Federal Discount Rate - What it means: The interest rate at which an eligible financial institution may borrow funds directly from a Federal Reserve bank. Banks whose reserves dip below the reserve requirement set by the Federal Reserve's board of governors use that money to correct their shortage. The board of directors of each reserve bank sets the discount rate every 14 days. It's considered the last resort for banks, which usually borrow from each other. How it's used: The Fed uses the discount rate to control the supply of available funds, which in turn influences inflation and overall interest rates. The more money available, the more likely inflation will occur. Raising the rate makes it more expensive to borrow from the Fed. That lowers the supply of available money, which increases the short-term interest rates. Lowering the rate has the opposite effect, bringing short-term interest rates down.
yitbos
It’s stupid because oil prices don’t cause inflation.
OK, let’s take a different tack.
You said,
>> Central banks everywhere are fighting oil prices with higher interest rates. Its a stupid thing to do.
Then you said,
>> Its stupid because oil prices dont cause inflation.

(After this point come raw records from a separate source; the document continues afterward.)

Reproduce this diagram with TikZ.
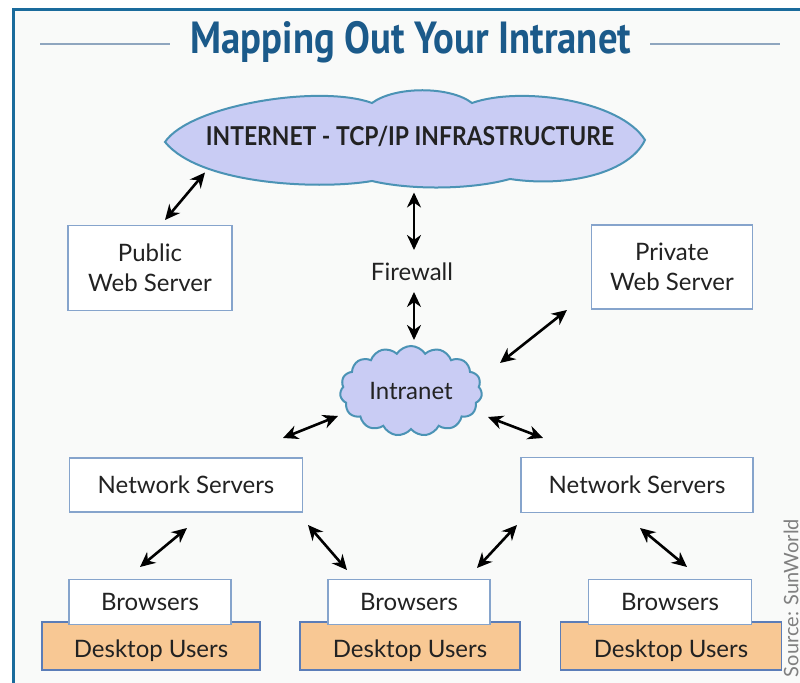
\documentclass[tikz,border=0pt]{standalone}
\usepackage{fontspec}
\setmainfont{Lato}
\newfontfamily\titlefont{PT Sans}
\usetikzlibrary{shapes.symbols,arrows.meta}
\definecolor{framecol}{HTML}{1A6B9C}
\definecolor{titlecol}{HTML}{1B5A8A}
\definecolor{rulecol}{HTML}{8FA6BF}
\definecolor{bgcol}{HTML}{F9FAF9}
\definecolor{cloudfill}{HTML}{C9CCF4}
\definecolor{cloudline}{HTML}{4B93B5}
\definecolor{boxcol}{HTML}{86A4CC}
\definecolor{deskcol}{HTML}{F8C894}
\definecolor{deskline}{HTML}{5B7DB8}
\definecolor{txtcol}{HTML}{222222}

\begin{document}
\begin{tikzpicture}[x=0.5pt,y=-0.5pt,
		box/.style={draw=boxcol,line width=0.8pt,fill=white,align=center,text=txtcol,inner sep=0pt,font=\fontsize{12}{15}\selectfont},
		desk/.style={box,draw=deskline,fill=deskcol},
		puff/.style={fill=cloudfill,draw=cloudline,line width=1pt},
		link/.style={line width=1.3pt,{Stealth[length=7.5pt,width=7pt]}-{Stealth[length=7.5pt,width=7pt]}}]
	\useasboundingbox (0,0) rectangle (800,683);
	\fill[white] (0,0) rectangle (800,683);
	\fill[bgcol] (13,10) rectangle (800,683);
	\draw[framecol,line width=1.5pt] (13,690) -- (13,10) -- (810,10);
	\node[text=titlecol,font=\titlefont\bfseries\fontsize{22.5}{26}\selectfont] (title) at (411,42) {\scalebox{0.86}[1]{Mapping Out Your Intranet}};
	\draw[rulecol,line width=1pt] (40,44) -- (170,44);
	\draw[rulecol,line width=1pt] (650,44) -- (780,44);
	\filldraw[puff] (165,142) .. controls (190,105) and (320,84) .. (372,103)
		.. controls (395,86) and (450,86) .. (472,103)
		.. controls (520,86) and (620,100) .. (645,140)
		.. controls (630,172) and (570,188) .. (510,179)
		.. controls (470,190) and (410,190) .. (372,181)
		.. controls (320,190) and (200,185) .. (165,142) -- cycle;
	\node[text=txtcol,font=\bfseries\fontsize{13}{15}\selectfont] (inet) at (410,136) {\scalebox{0.88}[1]{INTERNET - TCP/IP INFRASTRUCTURE}};
	\node[box,minimum width=82pt,minimum height=42.5pt] (pub) at (150,268) {Public\\Web Server};
	\node[box,minimum width=80.5pt,minimum height=42pt] (priv) at (672,267) {Private\\Web Server};
	\node[text=txtcol,font=\fontsize{12}{15}\selectfont] (fw) at (412,272) {Firewall};
	\node[cloud,puff,cloud puffs=15,cloud puff arc=115,aspect=1.6,minimum width=71pt,minimum height=45pt,inner sep=0pt,text=txtcol,font=\fontsize{12}{15}\selectfont] (intra) at (411,391) {Intranet};
	\node[box,minimum width=116.5pt,minimum height=27pt] (ns1) at (186,485) {Network Servers};
	\node[box,minimum width=116pt,minimum height=27.5pt] (ns2) at (637,485) {Network Servers};
	\node[desk,minimum width=109pt,minimum height=24pt] (du1) at (151,646) {\strut\raisebox{-3pt}{Desktop Users}};
	\node[desk,minimum width=110pt,minimum height=24pt] (du2) at (410,646) {\strut\raisebox{-3pt}{Desktop Users}};
	\node[desk,minimum width=110.5pt,minimum height=24pt] (du3) at (671,646) {\strut\raisebox{-3pt}{Desktop Users}};
	\node[box,minimum width=81pt,minimum height=22.5pt] (br1) at (150,602) {Browsers};
	\node[box,minimum width=81pt,minimum height=22.5pt] (br2) at (409,602) {Browsers};
	\node[box,minimum width=81.5pt,minimum height=22.5pt] (br3) at (670,602) {Browsers};
	\node[rotate=90,anchor=south,inner sep=0pt,text=gray,font=\fontsize{10}{12}\selectfont] (src) at (799,598) {Source: SunWorld};
	\draw[link] ([shift={(15,-48)}]pub.center) -- ([shift={(-205,36.5)}]inet.center);
	\draw[link] ([shift={(4,56.5)}]inet.center) -- ([shift={(2,-22)}]fw.center);
	\draw[link] ([shift={(2,20)}]fw.center) -- ([shift={(3,-51)}]intra.center);
	\draw[link] ([shift={(89,-28)}]intra.center) -- ([shift={(-105,43)}]priv.center);
	\draw[link] ([shift={(97,-47)}]ns1.center) -- ([shift={(-73,25)}]intra.center);
	\draw[link] ([shift={(77,26)}]intra.center) -- ([shift={(-94,-47)}]ns2.center);
	\draw[link] ([shift={(-10,-35)}]br1.center) -- ([shift={(1,43)}]ns1.center);
	\draw[link] ([shift={(122,40)}]ns1.center) -- ([shift={(-62,-32)}]br2.center);
	\draw[link] ([shift={(-120,40)}]ns2.center) -- ([shift={(68,-34)}]br2.center);
	\draw[link] ([shift={(3,43)}]ns2.center) -- ([shift={(17,-35)}]br3.center);
\end{tikzpicture}
\end{document}
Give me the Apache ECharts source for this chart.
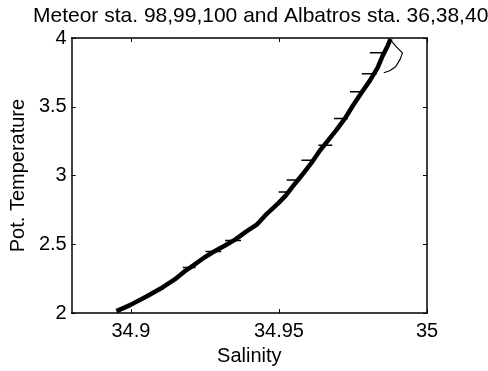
<!DOCTYPE html>
<html>
<head>
<meta charset="utf-8">
<script src="https://cdn.jsdelivr.net/npm/echarts@6/dist/echarts.min.js"></script>
<style>html,body{margin:0;padding:0;background:#fff}#c{width:488px;height:371px}</style>
</head>
<body>
<div id="c"></div>
<script>
var titleText = 'Meteor sta. 98,99,100 and Albatros sta. 36,38,40';
var xName = 'Salinity';
var yName = 'Pot. Temperature';
var xTicks = [34.9, 34.95, 35];

// main theta-S trace (salinity, potential temperature)
var salinity = [34.8951,34.8997,34.9054,34.9108,34.9148,34.9181,34.9211,34.9248,34.9275,34.9318,34.9352,34.9389,34.9425,34.9459,34.9499,34.9522,34.9556,34.9583,34.9609,34.9639,34.9666,34.9693,34.9723,34.9750,34.9777,34.9807,34.9833,34.9850,34.9867,34.9877];
var temperature = [2.014,2.058,2.123,2.188,2.245,2.303,2.347,2.404,2.440,2.491,2.534,2.592,2.643,2.722,2.801,2.852,2.946,3.018,3.090,3.184,3.256,3.329,3.415,3.509,3.596,3.690,3.783,3.870,3.942,3.993];

// short horizontal excursions (pairs, separated by null)
var spikeSal = [34.9175,34.9218,null,34.9252,34.9305,null,34.9318,34.9372,null,34.9499,34.9539,null,34.9526,34.9573,null,34.9576,34.9619,null,34.9633,34.9680,null,34.9686,34.9733,null,34.9740,34.9787,null,34.9780,34.9830,null,34.9807,34.9860];
var spikeTemp = [2.332,2.332,null,2.448,2.448,null,2.527,2.527,null,2.881,2.881,null,2.968,2.968,null,3.112,3.112,null,3.220,3.220,null,3.415,3.415,null,3.610,3.610,null,3.740,3.740,null,3.892,3.892];

// small loop near the top
var loopSal = [34.9880,34.9900,34.9917,34.9910,34.9894,34.9874,34.9854];
var loopTemp = [3.978,3.928,3.892,3.848,3.791,3.762,3.747];

function zip(a, b) {
  return a.map(function (v, i) { return v === null ? [null, null] : [v, b[i]]; });
}

var font = 'Liberation Sans, Arial, sans-serif';
var chart = echarts.init(document.getElementById('c'), null, {renderer: 'canvas'});
var axisBase = {
  axisLine: {show: true, onZero: false, lineStyle: {color: '#000', width: 1.5}},
  splitLine: {show: false}
};
chart.setOption({
  animation: false,
  backgroundColor: '#fff',
  title: {text: titleText, left: 28, top: 1,
    textStyle: {fontFamily: font, fontSize: 21, fontWeight: 'normal', color: '#000'}},
  grid: {left: 70, right: 61, top: 38, bottom: 57},
  xAxis: [
    Object.assign({type: 'value', min: 34.88, max: 35, position: 'bottom',
      name: xName, nameLocation: 'middle', nameGap: 31,
      nameTextStyle: {fontFamily: font, fontSize: 20, color: '#000'},
      axisTick: {show: true, inside: true, length: 4, customValues: xTicks, lineStyle: {color: '#000'}},
      axisLabel: {show: true, margin: 8, customValues: xTicks, fontFamily: font, fontSize: 20, color: '#000',
        formatter: function (v) { return String(+v.toFixed(2)); }}}, axisBase),
    Object.assign({type: 'value', min: 34.88, max: 35, position: 'top',
      axisTick: {show: true, inside: true, length: 4, customValues: xTicks, lineStyle: {color: '#000'}},
      axisLabel: {show: false}}, axisBase)
  ],
  yAxis: [
    Object.assign({type: 'value', min: 2, max: 4, interval: 0.5, position: 'left',
      name: yName, nameLocation: 'middle', nameGap: 42, nameRotate: 90,
      nameTextStyle: {fontFamily: font, fontSize: 20, color: '#000'},
      axisTick: {show: true, inside: true, length: 4, lineStyle: {color: '#000'}},
      axisLabel: {show: true, margin: 5, fontFamily: font, fontSize: 20, color: '#000'}}, axisBase),
    Object.assign({type: 'value', min: 2, max: 4, interval: 0.5, position: 'right',
      axisTick: {show: true, inside: true, length: 4, lineStyle: {color: '#000'}},
      axisLabel: {show: false}}, axisBase)
  ],
  series: [
    {type: 'line', data: zip(salinity, temperature), showSymbol: false, symbol: 'none',
      lineStyle: {color: '#000', width: 4.5}, clip: true},
    {type: 'line', data: zip(spikeSal, spikeTemp), showSymbol: false, symbol: 'none', connectNulls: false,
      lineStyle: {color: '#000', width: 1.5}, clip: true},
    {type: 'line', data: zip(loopSal, loopTemp), showSymbol: false, symbol: 'none',
      lineStyle: {color: '#000', width: 1.2}, clip: true}
  ]
});
</script>
</body>
</html>
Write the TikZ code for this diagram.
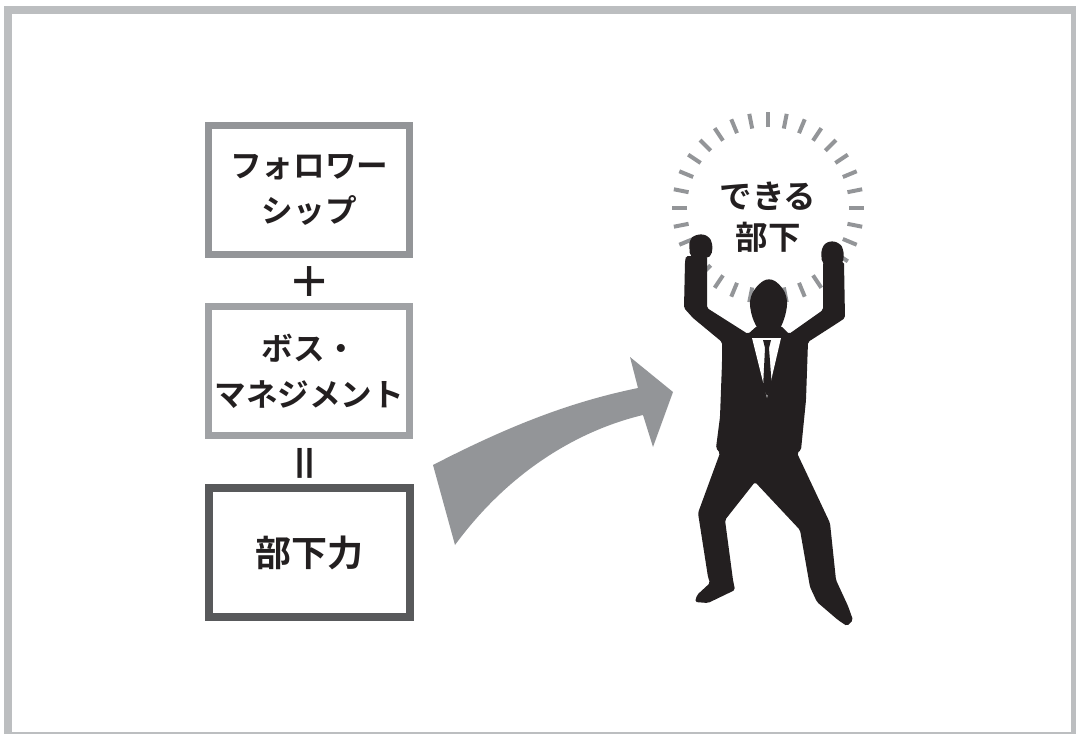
\documentclass[tikz,border=0pt]{standalone}
\usepackage{fontspec}
\newfontfamily\jpfont{Noto Sans CJK JP Bold}

\definecolor{rahmen}{HTML}{BCBEC0}
\definecolor{grau}{HTML}{939598}
\definecolor{hellgrau}{HTML}{A0A2A5}
\definecolor{dunkelgrau}{HTML}{58595B}
\definecolor{figur}{HTML}{231F20}

\tikzset{
    kasten/.style={draw=#1, line width=0.14cm, minimum width=4.03cm, minimum height=2.6cm,
        inner sep=0pt, align=center, text=figur, font=\jpfont\fontsize{18}{26}\selectfont},
    zeichen/.style={inner sep=0pt, text=figur, font=\jpfont\fontsize{24}{24}\selectfont},
    strahl/.style={draw=grau, line width=0.08cm}
}

\begin{document}
\begin{tikzpicture}[x=0.02cm, y=-0.02cm]
    \useasboundingbox (0,0) rectangle (1076,734);
    \draw[rahmen, line width=0.16cm] (8,10) rectangle (1075,736);

    % linke Spalte
    \node[kasten=grau] (folgen) at (309.25,190) {フォロワー\\シップ};
    \node[zeichen] (plus) at (310,282) {＋};
    \node[kasten=hellgrau] (boss) at (309.25,371) {ボス・\\マネジメント};
    \node[zeichen, rotate=90] (gleich) at (310,463) {＝};
    \node[kasten=dunkelgrau, line width=0.16cm, font=\jpfont\fontsize{20.5}{22}\selectfont] (kraft) at (309.25,552.5) {部下力};

    % Pfeil
    \fill[grau] (433,465) .. controls (520,420) and (580,400) .. (638,388) -- (630,357) -- (673,392)
        -- (653,447) -- (643,415) .. controls (580,430) and (510,470) .. (455,545) -- cycle;

    % Strahlen
    \coordinate (mitte) at (768,208);
    \foreach \w in {0,11.25,...,349}
        \draw[strahl] (mitte) ++(\w:81) -- ++(\w:15);
    \node[zeichen, align=center, font=\jpfont\fontsize{18.5}{23.3}\selectfont] (dekiru) at (768,217.5) {できる\\部下};

    % Figur
    \fill[figur, rounded corners=3pt] (690,258) -- (689,240) -- (696,234) -- (708,235) -- (713,244) -- (711,258) -- cycle;
    \fill[figur, rounded corners=3pt] (822,265) -- (821,249) -- (827,241) -- (839,242) -- (844,250) -- (843,265) -- cycle;
    \fill[figur, rounded corners=4pt] (769,277) -- (782,286) -- (788,300) -- (785,318) -- (778,333)
        -- (760,333) -- (752,318) -- (749,300) -- (756,286) -- cycle;
    \fill[figur, rounded corners=1pt] (686,256) -- (707,256) -- (707,308) -- (748,334) -- (757,326) -- (781,326)
        -- (789,334) -- (823,310) -- (823,262) -- (844,262) -- (845,318) -- (836,324) -- (808,342)
        -- (806,400) -- (801,450) -- (797,453) -- (830,523) -- (836,580) -- (848,606) -- (853,620)
        -- (847,626) -- (838,620) -- (817,602) -- (810,587) -- (800,530) -- (755,482) -- (725,520)
        -- (733,580) -- (735,590) -- (708,603) -- (695,602) -- (697,595) -- (710,583) -- (708,577)
        -- (698,513) -- (720,453) -- (716,448) -- (720,417) -- (722,363) -- (722,342) -- (693,318)
        -- (684,308) -- (685,262) -- cycle;
    \fill[white] (752,338) -- (781,338) -- (767,398) -- cycle;
    \fill[figur] (763,340) -- (771,340) -- (769,348) -- (772,388) -- (767,396) -- (763,388) -- (765,348) -- cycle;
\end{tikzpicture}
\end{document}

That hinges on your assertion that central banks are fighting “oil prices” with higher interest rates.
Do you have any support for that assertion? Can you point me to a link that gives evidence that central bankers claim higher interest rates are “fighting oil prices”?
Because I think CB are fighting CORE INFLATION (not “oil prices”) with higher interest rates.
But it really doesn't matter whether I am right about their reason for hiking rates. What matters is that central banks are ineffective at fighting inflation, because they operate on the incorrect theory that the source of inflation is economic, whether it's low unemployment or oil prices, or something else.
Here is a chart documenting the Federal Reserve's failure. It should be noted that the FOMC started operations in 1936, and promptly caused a recession because it incorrectly feared that ample gold reserves would cause inflation.
Thanks for taking the time to post a thoughtful response.
I see that you and I have a difference in opinion re: the role and effectiveness of a central bank. We’ll probably have to agree to disagree, but I’ll remain interested in your informed opinion.
By the way, you say:
>> Looking at Europe, growth is lackluster, and unemployment is still high, yet they are hiking rates.
That’s true in part, but not uniformly throughout Europe. Germany, for example, has held the line on wage cost and is experiencing decent growth and even shows some progress on unemployment. Germany is a significant factor in the entire EU economy.